Beautiful Decay—which closes Oregon Ballet Theatre’s 2015/16 season—is the result: a balletic meditation on the passage of time, and the value of our very movement through it.

“What happens when physical prowess is no longer accessible? What’s left?” asks Fonte, who choreographed 2014’s Never Stop Falling in Love and 2011’s Left Unsaid for OBT. To answer this, OBT dancers—average age, mid to late twenties—will be joined by two stalwarts of Portland contemporary dance, sexagenarians Gregg Bielemeier and Susan Banyas.

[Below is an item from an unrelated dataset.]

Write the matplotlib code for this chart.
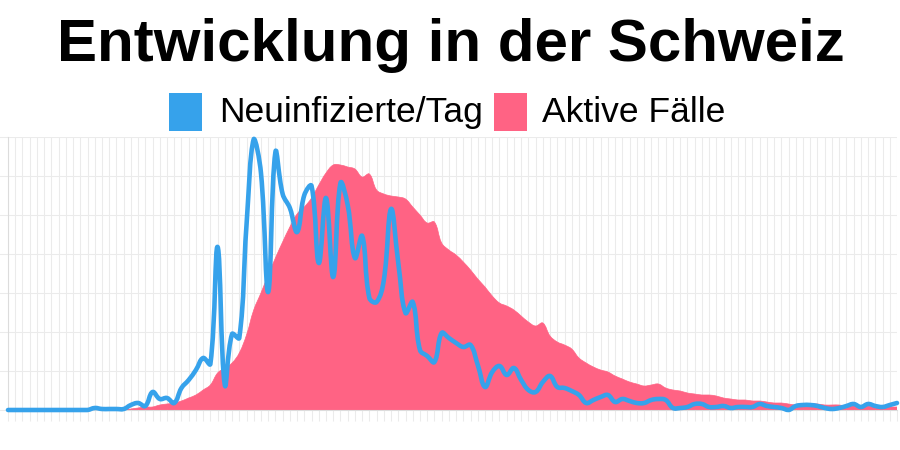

“I love the balance between their physicality and ours,” says Banyas, who at 68 has been dancing for more than 40 years. “We’re all dealing with time and space, so we have the same vocabulary. We’re just using it differently.”

The piece, with its focus on aging and the twilight years, has a personal appeal for Bielemeier. “I’m 65, so I’m shifting into that place,” he says. “And I love that Fonte appreciates that it is beautiful, this shifting of time.”

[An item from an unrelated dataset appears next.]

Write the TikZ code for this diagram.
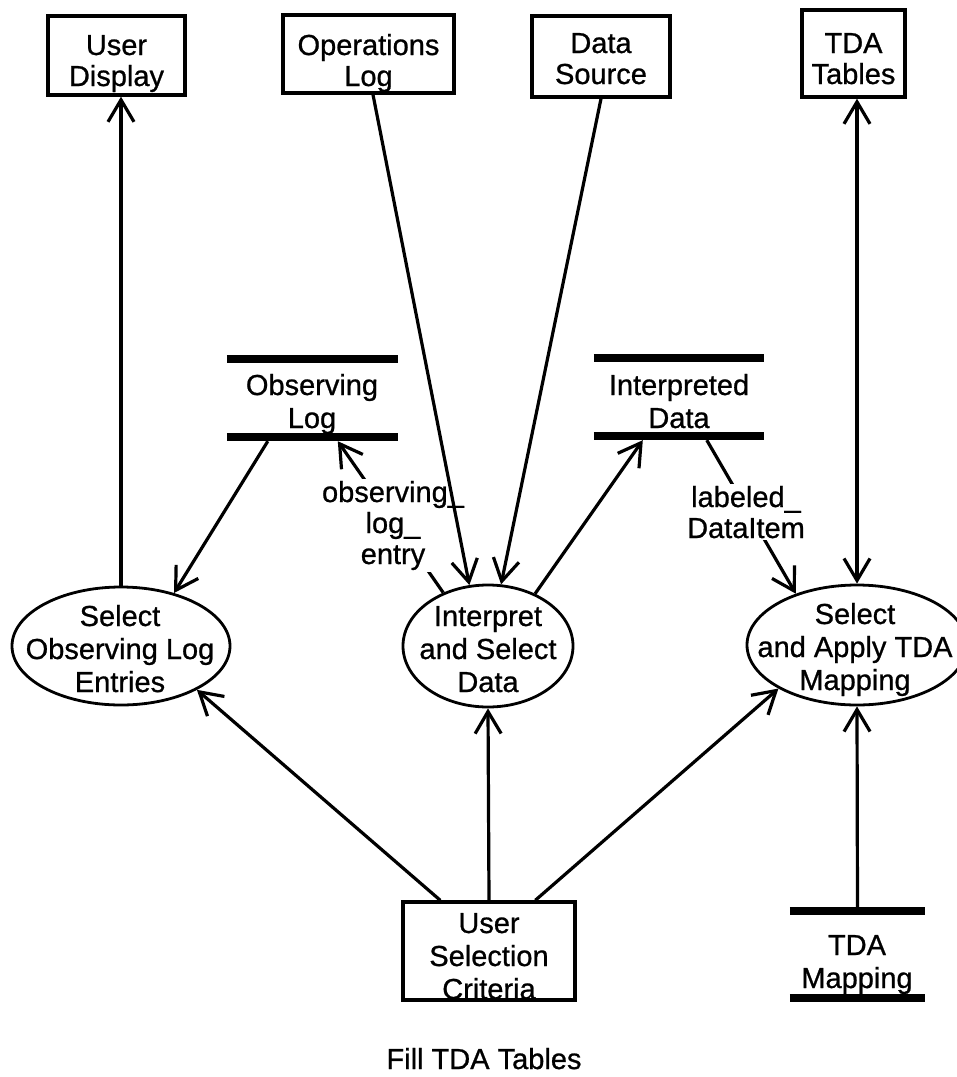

Bielemeier and Banyas, longtime collaborators who have each performed, choreographed, and taught dance for decades, are making their OBT debuts in Beautiful Decay. And the passage of time on their own bodies—Bielemeier just had both hips replaced—comes with challenges. “Even a simple movement for me takes a little more time,” Banyas says. “I’m involved in it in a different way. ”

But for Fonte, the dancers’ age also brings something new and essential to the piece—a command of the stage that can come only with time. “A lot of it is in stillness and stage presence—you can’t fake that. You have to get there with 40 years of experience,” he says. “That was a major discovery for me. It was the whole premise of the ballet, but I also discovered it in the process.”